Maarten ’t Hart
The Night Tuner
An atmospheric love story about two people who find each other against all odds
Organ tuner Gabriel is sent by his employer from East Friesland to a small provincial town in South Holland. When he gets there, everything is foreign to him: the street names, the dreary clinking of anchor chains, the shrill sounds from the shipyards and factories, and most of all the people with their blunt, defensive answers to his questions.
He’s been asked to tune the church’s organ, built around 1730 by the famous organ builder Rudolf Garrels. Tuning these old organs is Gabriel’s speciality, but in order to do carry out his work, he needs an assistant who can press the keys of a certain stop while he adjusts the valves and pipes. Most assistants find the task of holding a single tone unbearably dull, but he’s been told that the sixteen-year-old girl recommended to him won’t mind. His client calls her mentally handicapped, but Gabriel soon notices that Lanna Edelenbos is incredibly musical and much smarter than the people around her think.
Lanna is accompanied by her mother, a moody Brazilian widow who, legend has it, was fished out of the sea by a captain while being chased by a crocodile. Gabriel soon falls for the widow Gracinha, taken by her beauty and her grammatically flawed but idiomatically rich way of speaking.

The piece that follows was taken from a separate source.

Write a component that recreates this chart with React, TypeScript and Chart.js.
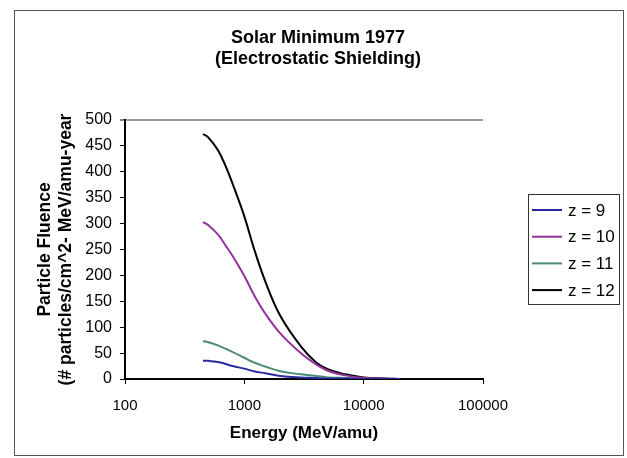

With all the noise around him, tuning becomes more difficult and certainly more time-consuming. Gabriel’s relationship with the widow is not appreciated by everyone. He starts being followed, receiving anonymous threats and is even pushed into the water at the harbour. The source of the danger turns out to be completely unexpected. Undaunted, our anti-hero manages to save himself by, among other things, hurling a colossal edition of the psalms by Johannes Worp. Ultimately, he leaves town with the greatest prize, the epitome of Brazilian beauty.
With his masterful use of language, particularly in capturing the voices of the townspeople and the widow and the outlandish atmosphere in the town, ’t Hart delivers a witty, typically Dutch version of Joanne Harris’s Chocolat novels or Marcel Pagnol’s films.